Russia's military maneuvering continued Monday over the waters of the Baltic Sea, where a Russian fighter jet was intercepted by NATO aircraft. The Latvian army reported via Twitter that NATO F-16 fighter jets intercepted a Russian Su-27 fighter Monday, just a day after the Northern European nation's army stated on the social media site that it had spotted three Russian navy vessels including a Kilo-class submarine in international waters off its coast.

In September NATO promised to help Latvia, Estonia and Lithuania maintain their security, as the situation in Ukraine continued to simmer and Russia loomed as a potential threat to the former Eastern Bloc nations. Sightings of Russian military aircraft and navy ships have been happening with increasing frequency over recent weeks, raising concerns about President Vladimir Putin's military and strategic intentions.

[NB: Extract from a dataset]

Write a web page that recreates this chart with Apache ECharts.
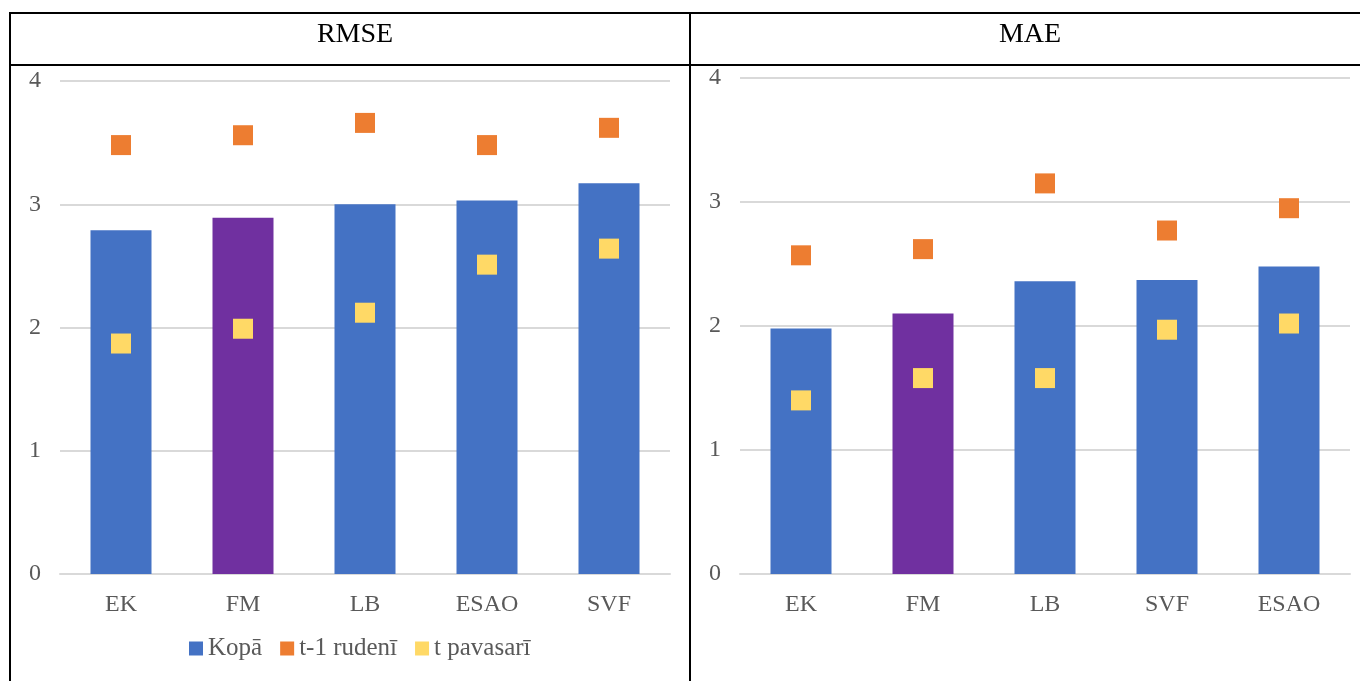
<!DOCTYPE html>
<html>
<head>
<meta charset="utf-8">
<style>
html,body{margin:0;padding:0;background:#fff;}
#chart{width:1360px;height:681px;}
</style>
<script src="https://cdn.jsdelivr.net/npm/echarts@6/dist/echarts.min.js"></script>
</head>
<body>
<div id="chart"></div>
<script>
// ---- data ----
var seriesNames = ['Kopā', 't-1 rudenī', 't pavasarī'];
var panelTitles = ['RMSE', 'MAE'];
var yTicks = [0, 1, 2, 3, 4];

var rmseCategories = ['EK', 'FM', 'LB', 'ESAO', 'SVF'];
var rmseTotal  = [2.79, 2.89, 3.00, 3.03, 3.17];
var rmseAutumn = [3.48, 3.56, 3.66, 3.48, 3.62];
var rmseSpring = [1.87, 1.99, 2.12, 2.51, 2.64];

var maeCategories = ['EK', 'FM', 'LB', 'SVF', 'ESAO'];
var maeTotal  = [1.98, 2.10, 2.36, 2.37, 2.48];
var maeAutumn = [2.57, 2.62, 3.15, 2.77, 2.95];
var maeSpring = [1.40, 1.58, 1.58, 1.97, 2.02];

var highlightCategory = 'FM';

// ---- styling ----
var FONT = '"Liberation Serif", "Times New Roman", serif';
var BLUE = '#4472C4', PURPLE = '#7030A0', ORANGE = '#ED7D31', YELLOW = '#FFD966';
var GRAY = '#595959', GRID = '#d9d9d9';

function barData(cats, vals) {
  return vals.map(function (v, i) {
    return cats[i] === highlightCategory ? { value: v, itemStyle: { color: PURPLE } } : v;
  });
}

function xAxis(idx, cats) {
  return {
    type: 'category', gridIndex: idx, data: cats,
    axisTick: { show: false },
    axisLine: { lineStyle: { color: GRID, width: 2 } },
    axisLabel: { color: GRAY, fontFamily: FONT, fontSize: 24, margin: 19 }
  };
}
function yAxis(idx) {
  return {
    type: 'value', gridIndex: idx, min: yTicks[0], max: yTicks[yTicks.length - 1], interval: 1,
    axisLine: { show: false }, axisTick: { show: false },
    splitLine: { lineStyle: { color: GRID, width: 2 } },
    axisLabel: { color: GRAY, fontFamily: FONT, fontSize: 24, margin: 19 }
  };
}
function panelSeries(idx, cats, total, autumn, spring) {
  return [
    { name: seriesNames[0], type: 'bar', xAxisIndex: idx, yAxisIndex: idx, barWidth: '50%',
      itemStyle: { color: BLUE }, data: barData(cats, total) },
    { name: seriesNames[1], type: 'scatter', xAxisIndex: idx, yAxisIndex: idx, symbol: 'rect', symbolSize: 20,
      itemStyle: { color: ORANGE, opacity: 1 }, data: autumn },
    { name: seriesNames[2], type: 'scatter', xAxisIndex: idx, yAxisIndex: idx, symbol: 'rect', symbolSize: 20,
      itemStyle: { color: YELLOW, opacity: 1 }, data: spring }
  ];
}

var lineStyle = { stroke: '#000', lineWidth: 2 };
var chart = echarts.init(document.getElementById('chart'));
chart.setOption({
  backgroundColor: '#fff',
  animation: false,
  title: [
    { text: panelTitles[0], left: 350, top: 16, textAlign: 'center',
      textStyle: { fontFamily: FONT, fontSize: 28, fontWeight: 'normal', color: '#000' } },
    { text: panelTitles[1], left: 1025, top: 16, textAlign: 'center',
      textStyle: { fontFamily: FONT, fontSize: 28, fontWeight: 'normal', color: '#000' } }
  ],
  legend: {
    data: seriesNames.map(function (n) { return { name: n, icon: 'rect' }; }),
    left: 184, top: 631, itemWidth: 14, itemHeight: 14, itemGap: 18,
    textStyle: { color: GRAY, fontFamily: FONT, fontSize: 25 }
  },
  grid: [
    { left: 60, top: 81, width: 610, height: 493 },
    { left: 740, top: 78, width: 610, height: 496 }
  ],
  xAxis: [xAxis(0, rmseCategories), xAxis(1, maeCategories)],
  yAxis: [yAxis(0), yAxis(1)],
  series: panelSeries(0, rmseCategories, rmseTotal, rmseAutumn, rmseSpring)
    .concat(panelSeries(1, maeCategories, maeTotal, maeAutumn, maeSpring)),
  graphic: [
    { type: 'line', shape: { x1: 9, y1: 13, x2: 1360, y2: 13 }, style: lineStyle },
    { type: 'line', shape: { x1: 9, y1: 65, x2: 1360, y2: 65 }, style: lineStyle },
    { type: 'line', shape: { x1: 10, y1: 12, x2: 10, y2: 681 }, style: lineStyle },
    { type: 'line', shape: { x1: 690, y1: 12, x2: 690, y2: 681 }, style: lineStyle }
  ]
});
</script>
</body>
</html>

The military movements are "not normal," Tom Nichols, a professor at the U.S. Naval War College and senior associate at the Carnegie Council on Ethics and International Affairs, told Business Insider. "[I]t clearly comes from the very top as an expression of Putin’s foreign policy.”

Putin told German TV network ARD Sunday that Russian air and naval movements are taking place “exclusively in the international waters and over international airspace,” according to Bloomberg.

NATO identified Russian military planes over the Atlantic Ocean and the Baltic and North Seas last month, and Russia's minister of defense said last week the country would send aircraft to patrol in the Gulf of Mexico. A group of Russian navy warships also appeared near Australia during the recent G-20 summit in a move seen as a direct provocation of Australian Prime Minister Tony Abbott.

"Certainly it is unusual for Russian naval elements to be in Australian waters,” Abbott said. "Unusual, not entirely unprecedented, but unusual ... Let’s not forget that Russia has been much more militarily assertive in recent times.”

Meanwhile, Maxim Raku, a spokesman for the Russian embassy in Canberra, told Fairfax Media that the ships' movement was “not directly related to Australia,” the Telegraph reported.

"Your reaction is not that surprising because we do rarely go this way," Raku said. "We really don't break any rules, we stick to international law, so why should we be seen as a danger?"